Students sometimes wonder why and how our politics have gotten so nasty. Actually, this is not a recent development. Many conservative commentators trace the nastiness back to the ugly slanders to which Supreme Court nominees Robert Bork and Clarence Thomas were subjected by Senate Democrats, particularly Ted Kennedy and Joe Biden, in the late 80s and early 90s.
Liberal pundits, on the other hand, point to the impeachment of Bill Clinton by Republicans as another event that created wounds so deep that it may be decades before our public discourse ever recovers.
Whatever the more public catalysts may have been, it seems that a lot of people in politics today have taken rule #12 in Saul Alinsky's Rules for Radicals to heart: "Pick the target. Freeze it, personalize it, and polarize it. Cut off the support network and isolate the target from sympathy. Go after people and not institutions. (This is cruel, but very effective. Direct personalized criticism and ridicule works.)"
It's worth noting that Alinsky was a left-wing radical writing a manual for progressive activists. There's nothing that I'm aware of in all of conservative literature that comes anywhere close to Alinsky's adjuration to dehumanize and degrade one's political opponents. One searches in vain through Edmund Burke, William Buckley, Barry Goldwater, Russell Kirk, or even Rush Limbaugh and Mark Levin for anything that matches in cruelty or odiousness Alinsky's rule #12.
Yet Alinsky is the left's tactical lodestar and guru. Barack Obama incorporated his teaching into his work as a community organizer. Hillary Clinton wrote her Master's thesis on him. Alinsky is must-reading for leftist activists in good standing. Thankfully, not all of them follow him, but evidently enough do that our political discourse has been gravely coarsened by his more devoted disciples.
It's perhaps no coincidence that the Left's attacks over the years not only on Bork and Thomas, but also Ronald Reagan, Ken Starr, George Bush, Dick Cheney, Joe the Plumber, Sarah Palin, Carrie Prejean, the tea partiers and town hall protesters, and, more lately, Donald Trump and anyone who voted for him, were and are so personal, vicious, and vile. Like Alinsky said, smearing and dehumanizing one's opponent works, especially if the media plays along.
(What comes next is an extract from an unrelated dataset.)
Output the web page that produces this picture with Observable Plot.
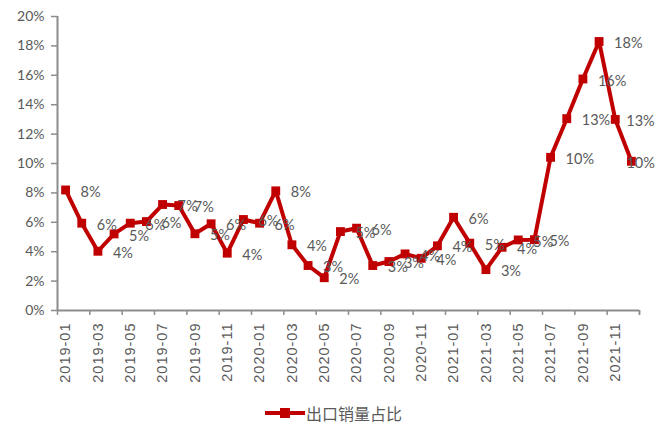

Anyone who gets in the way of the progressive agenda can expect to be vilified, insulted, libeled, slandered, and ridiculed. It's the tactic their esteemed mentor urged them to employ and Alinsky's votaries, or at least too many of them, employ it with distressing gusto.
Unfortunately, we're likely to continue seeing this ugliness in our politics until the media and the public demand an end to it. Meanwhile, it's imperative that those on the right who value civil discourse ensure that their side, no matter how much they're angered by the behavior of the left over the last two decades, doesn't fall into the same destructive, degrading rhetorical cesspool and that we dissociate ourselves from those on the right who may already be swimming in it.
It's appropriate to shine a light on this depraved behavior when we encounter it, but let us not succumb to the temptation to respond to it in kind.